總的來說,抗日戰爭並沒有對我們的生活造成多大的影響,我的生活還是那麼奢華。而一旦有朋友來找我,要我為支援抗戰捐錢時,我也總是慷慨解囊。當然,我們也非常關注抗戰,尤其是在日本人轟炸重慶的時候。只要防空警報一響,我們就得把麻將桌搬到一個私人防空洞裡去,那個防空洞剛好就在我家後面。
抗戰中的公司女白領:常隆玉
盧作孚的開明思想,使北碚在抗日戰爭年間被建設成一個極其吸引人的地方,得到了無數從戰區逃亡到重慶來的進步知識分子的青睞(注:中國近代著名實業家盧作孚於1930年在重慶北碚建立了中國西部科學院)。民生公司雇了很多年輕人,不論男女,都畢業於中國的一流大學,如北大、清華,還有些是從國外留學回來的。我在民生公司的統計局做財務分析師。在40年代,很多中國企業都不會考慮聘用女性職員,民生公司看中了我的教育文憑,並不介意我是女的,就雇了我……
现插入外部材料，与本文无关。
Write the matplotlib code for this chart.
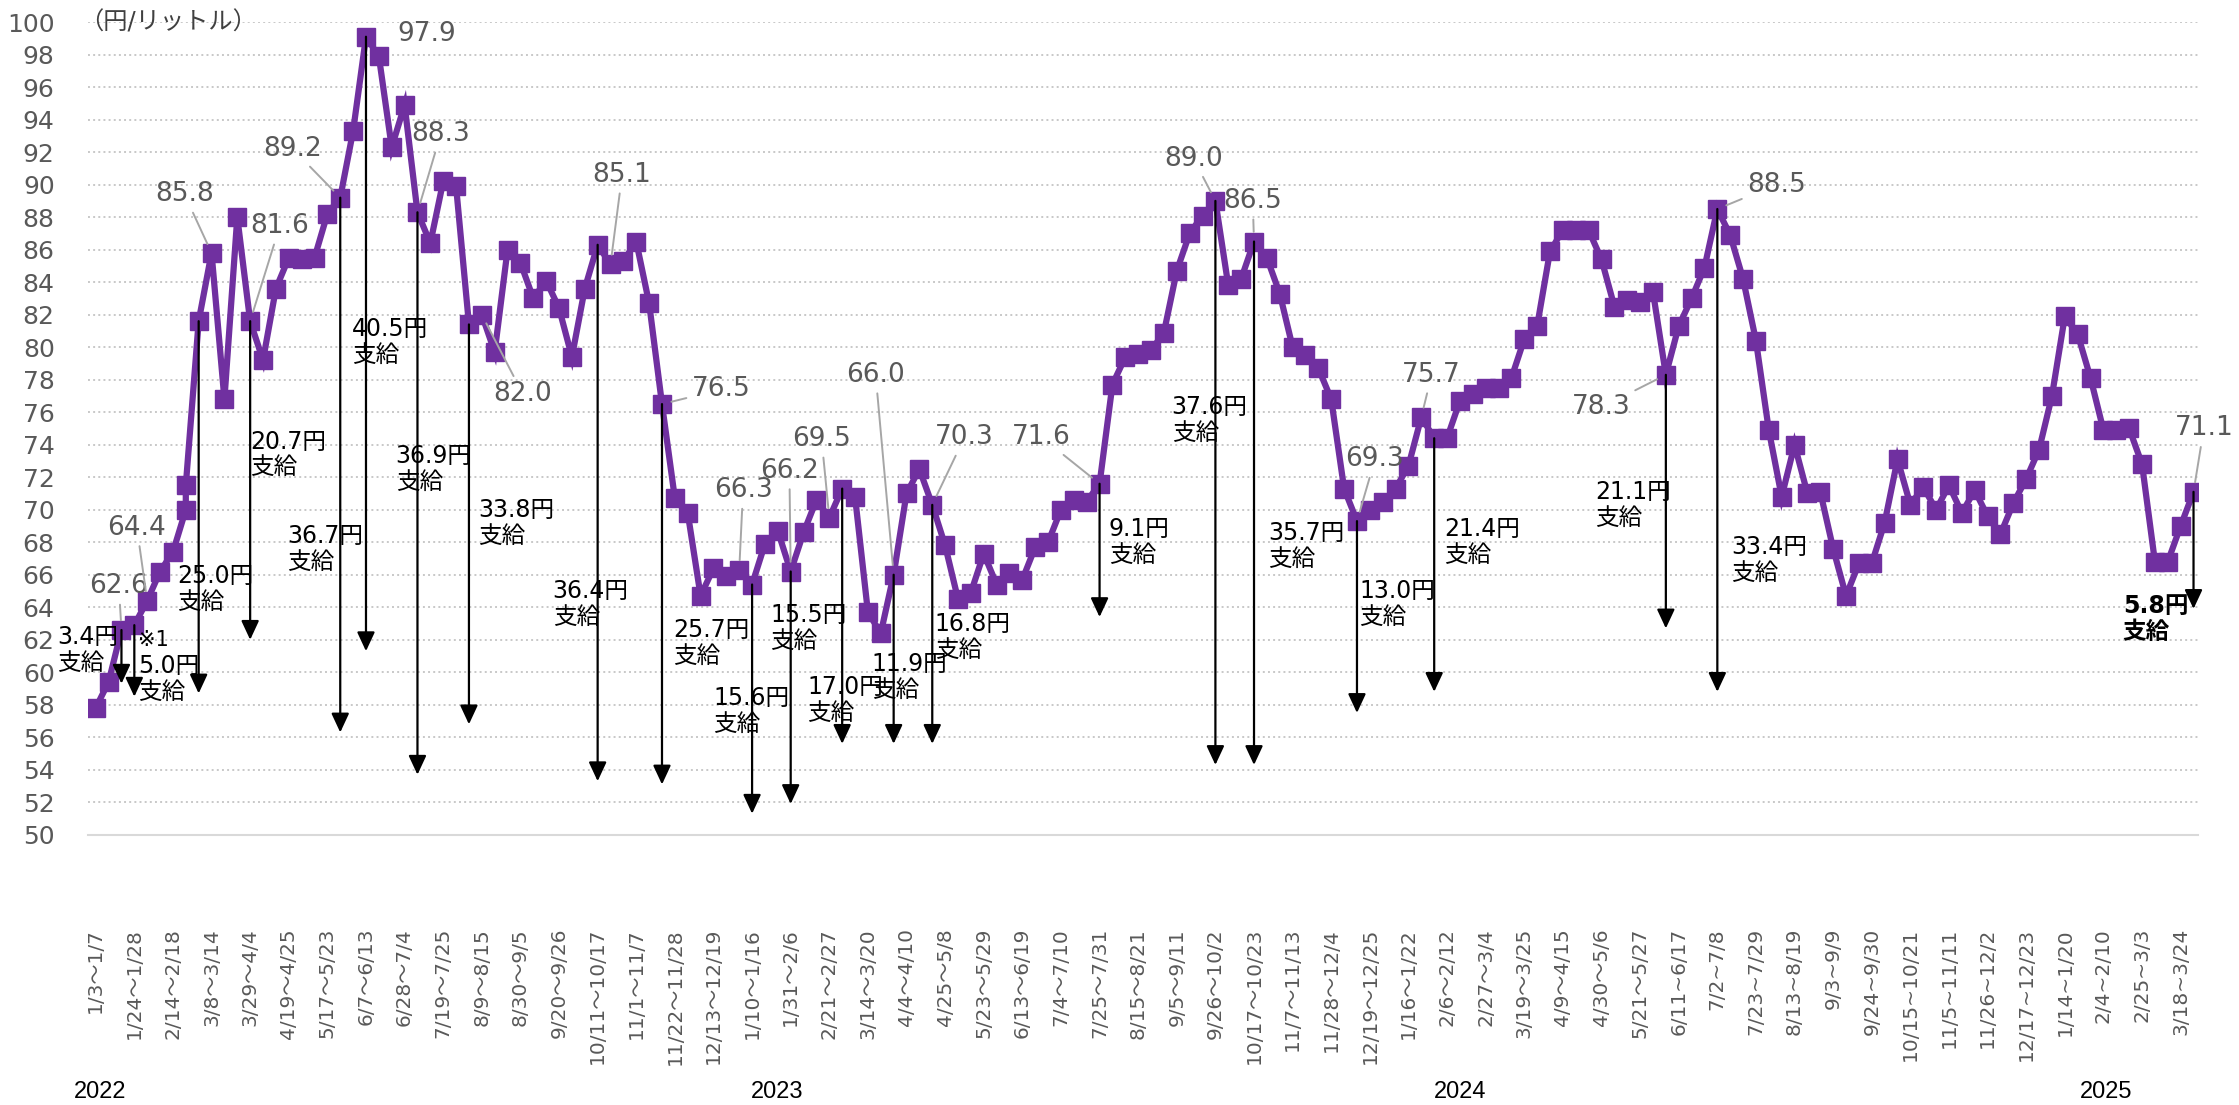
import numpy as np
import matplotlib
matplotlib.use("Agg")
import matplotlib.pyplot as plt
from matplotlib import transforms

plt.rcParams['font.family'] = ['DejaVu Sans', 'Noto Sans CJK JP']

# weekly price (yen / litre), one value per week; week 7 has two readings
price = [
    57.8, 59.4, 62.6, 62.9, 64.4, 66.2, 67.4, 70.0, 71.5, 81.6,
    85.8, 76.8, 88.0, 81.6, 79.2, 83.6, 85.5, 85.4, 85.5, 88.2,
    89.2, 93.3, 99.1, 97.9, 92.3, 94.9, 88.3, 86.4, 90.2, 89.9,
    81.4, 82.0, 79.7, 86.0, 85.2, 83.0, 84.1, 82.4, 79.4, 83.6,
    86.3, 85.1, 85.3, 86.5, 82.7, 76.5, 70.7, 69.8, 64.7, 66.4,
    65.9, 66.3, 65.4, 67.9, 68.7, 66.2, 68.6, 70.6, 69.5, 71.3,
    70.8, 63.7, 62.4, 66.0, 71.0, 72.5, 70.3, 67.8, 64.5, 64.9,
    67.3, 65.4, 66.1, 65.7, 67.7, 68.0, 70.0, 70.6, 70.5, 71.6,
    77.7, 79.4, 79.6, 79.8, 80.9, 84.7, 87.0, 88.1, 89.0, 83.8,
    84.2, 86.5, 85.5, 83.3, 80.0, 79.5, 78.7, 76.8, 71.3, 69.3,
    70.0, 70.5, 71.3, 72.7, 75.7, 74.4, 74.4, 76.7, 77.1, 77.5,
    77.5, 78.1, 80.5, 81.3, 85.9, 87.2, 87.2, 87.2, 85.4, 82.5,
    82.9, 82.8, 83.4, 78.3, 81.3, 83.0, 84.9, 88.5, 86.9, 84.2,
    80.4, 74.9, 70.8, 74.0, 71.0, 71.1, 67.6, 64.7, 66.7, 66.7,
    69.2, 73.1, 70.3, 71.4, 70.0, 71.5, 69.8, 71.2, 69.6, 68.5,
    70.4, 71.9, 73.7, 77.0, 81.9, 80.8, 78.1, 74.9, 74.9, 75.0,
    72.8, 66.8, 66.8, 69.0, 71.1,
]
double_week = 7

week_labels = [
    '1/3～1/7', '1/24～1/28', '2/14～2/18', '3/8～3/14', '3/29～4/4',
    '4/19～4/25', '5/17～5/23', '6/7～6/13', '6/28～7/4', '7/19～7/25',
    '8/9～8/15', '8/30～9/5', '9/20～9/26', '10/11～10/17', '11/1～11/7',
    '11/22～11/28', '12/13～12/19', '1/10～1/16', '1/31～2/6', '2/21～2/27',
    '3/14～3/20', '4/4～4/10', '4/25～5/8', '5/23～5/29', '6/13～6/19',
    '7/4～7/10', '7/25～7/31', '8/15～8/21', '9/5～9/11', '9/26～10/2',
    '10/17～10/23', '11/7～11/13', '11/28～12/4', '12/19～12/25', '1/16～1/22',
    '2/6～2/12', '2/27～3/4', '3/19～3/25', '4/9～4/15', '4/30～5/6',
    '5/21～5/27', '6/11~6/17', '7/2~7/8', '7/23~7/29', '8/13~8/19',
    '9/3~9/9', '9/24~9/30', '10/15~10/21', '11/5~11/11', '11/26~12/2',
    '12/17~12/23', '1/14~1/20', '2/4~2/10', '2/25~3/3', '3/18~3/24',
]

years = ['2022', '2023', '2024', '2025']
year_pos = [-1.7, 50.9, 104.0, 154.2]

# subsidy arrows: week, arrow end, text, text left x, text centre y
subsidy_week = [2, 3, 8, 12, 19, 21, 25, 29, 39, 44, 51, 54, 58, 62, 65,
                78, 87, 90, 98, 104, 122, 126, 163]
subsidy_end = [59.3, 58.5, 58.7, 62.0, 56.3, 61.3, 53.7, 56.8, 53.3, 53.1,
               51.3, 51.9, 55.6, 55.6, 55.6, 63.4, 54.3, 54.3, 57.5, 58.8,
               62.7, 58.8, 63.9]
subsidy_text = ['3.4円', '5.0円', '25.0円', '20.7円', '36.7円', '40.5円',
                '36.9円', '33.8円', '36.4円', '25.7円', '15.6円', '15.5円',
                '17.0円', '11.9円', '16.8円', '9.1円', '37.6円', '35.7円',
                '13.0円', '21.4円', '21.1円', '33.4円', '5.8円']
subsidy_tx = [-3.0, 3.3, 6.3, 12.0, 14.9, 19.9, 23.3, 29.7, 35.5, 44.9,
              48.0, 52.4, 55.3, 60.3, 65.2, 78.7, 83.6, 91.1, 98.2, 104.8,
              116.5, 127.1, 157.5]
subsidy_ty = [61.4, 59.6, 65.1, 73.4, 67.6, 80.3, 72.5, 69.2, 64.2, 61.8,
              57.6, 62.7, 58.3, 59.7, 62.2, 68.0, 75.5, 67.8, 64.2, 68.0,
              70.3, 66.9, 63.3]

# value labels: week, label centre x, label centre y
label_week = [2, 4, 9, 12, 19, 22, 25, 30, 40, 44, 50, 54, 57, 62, 65,
              78, 87, 90, 98, 103, 122, 126, 163]
label_x = [1.8, 3.2, 6.9, 14.3, 15.3, 25.7, 26.8, 33.2, 40.9, 48.6, 50.3,
           53.9, 56.4, 60.6, 67.5, 73.5, 85.3, 89.9, 99.4, 103.8, 117.0,
           130.6, 163.8]
label_y = [65.3, 68.9, 89.4, 87.45, 92.2, 99.25, 93.1, 77.1, 90.6, 77.4,
           71.2, 72.4, 74.35, 78.3, 74.45, 74.45, 91.6, 89.0, 73.1, 78.3,
           76.3, 90.0, 75.0]

n_weeks = len(price) - 1
weeks = np.insert(np.arange(n_weeks), double_week + 1, double_week)


def value_at(w):
    return price[w + (1 if w > double_week else 0)]


fig = plt.figure(figsize=(22.39, 11.05), dpi=100)
ax = fig.add_axes([0.0393, 0.2445, 0.9424, 0.7355])

purple = '#7030A0'
ax.plot(weeks, price, color=purple, lw=4.5, marker='s', markersize=13.5,
        markerfacecolor=purple, markeredgecolor=purple, zorder=3,
        solid_joinstyle='miter')

ax.set_ylim(50, 100)
ax.set_xlim(-0.6, n_weeks - 0.65)
ax.set_yticks(np.arange(50, 101, 2))
ax.tick_params(axis='y', length=0, pad=24, labelsize=18, labelcolor='#595959')
ax.set_xticks(np.arange(0, n_weeks, 3))
ax.set_xticklabels(week_labels, rotation=90, fontsize=14.5, color='#595959')
ax.tick_params(axis='x', length=0, pad=67)
ax.yaxis.grid(True, linestyle=':', color='#c8c8c8', lw=1.4)
ax.set_axisbelow(True)
for s in ['left', 'right', 'top']:
    ax.spines[s].set_visible(False)
ax.spines['bottom'].set_color('#d9d9d9')
ax.spines['bottom'].set_linewidth(1.5)

ax.text(-0.004, 1.0, '（円/リットル）', transform=ax.transAxes, ha='left',
        va='center', fontsize=17.5, color='#404040')

# subsidy arrows and their labels
for w, end, txt, tx, ty in zip(subsidy_week, subsidy_end, subsidy_text,
                               subsidy_tx, subsidy_ty):
    ax.annotate('', xy=(w, end), xytext=(w, value_at(w)),
                arrowprops=dict(arrowstyle='-|>,head_length=0.58,head_width=0.27',
                                mutation_scale=20, color='black', lw=1.6,
                                shrinkA=0, shrinkB=0), zorder=4)
    bold = 'bold' if w == subsidy_week[-1] else 'normal'
    ax.text(tx, ty, txt + '\n支給', ha='left', va='center', fontsize=17,
            color='black', fontweight=bold, linespacing=1.1, zorder=5)
ax.text(3.3, 62.0, '※1', ha='left', va='center', fontsize=15, color='black',
        zorder=5)

# price labels with leader lines
for w, lx, ly in zip(label_week, label_x, label_y):
    v = value_at(w)
    props = dict(arrowstyle='-', color='#a6a6a6', lw=1.4, shrinkA=2, shrinkB=7)
    if w == 22:
        props = None
    ax.annotate(f'{v:.1f}', xy=(w, v), xytext=(lx, ly), ha='center',
                va='center', fontsize=19, color='#595959',
                arrowprops=props, zorder=5)

trans = transforms.blended_transform_factory(ax.transData, fig.transFigure)
for yr, pos in zip(years, year_pos):
    ax.text(pos, 0.012, yr, transform=trans, ha='left', va='center',
            fontsize=17, family='Liberation Sans', color='black')

fig.savefig('out.png', dpi=100)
所有的新員工,不論是清潔工還是專家,都要集中起來參加培訓,學習公司的各項規章制度。我們被灌輸的思想是,個人的利益是和公司的利益聯繫在一起的,而公司利益又是和中國社會的繁榮富強聯繫在一起的。每個週一的上午我們都要集中起來討論近期的戰事,以及我們本周的工作計畫……我們對盧先生崇拜到了極點,以至於我們都堅信盧先生的信念,即實業和科技可以拯救中國,我們的工作也一定會為中國戰勝日本作出貢獻……
在民生工作的那段經歷使我精力充沛,能力也得到很大的提高,我很喜歡這份工作。我能夠學有所用,運用自己的知識為公司、為中國的抗戰事業做出自己的貢獻,我也終於明白了為什麼學習經濟學可以拯救中國。我在民生公司工作了三年,這三年也是我一生中最美好的一段時光。
在以往關於戰爭的記述中,精英男性與宏觀視角佔據了大多數文本,而普通人的生活,特別是女性的經歷則時常被忽略。這35位重慶婦女的口述史,並不只是單純地表達對苦難的感受,正如作者李丹柯所說:“……可以啟發我們重新思考人文維度在戰爭中的重要性,並幫助我們認識人與戰爭的關係。只要當人們深刻意識到人與戰爭的關係時,人類才有可能減少或消滅戰爭。”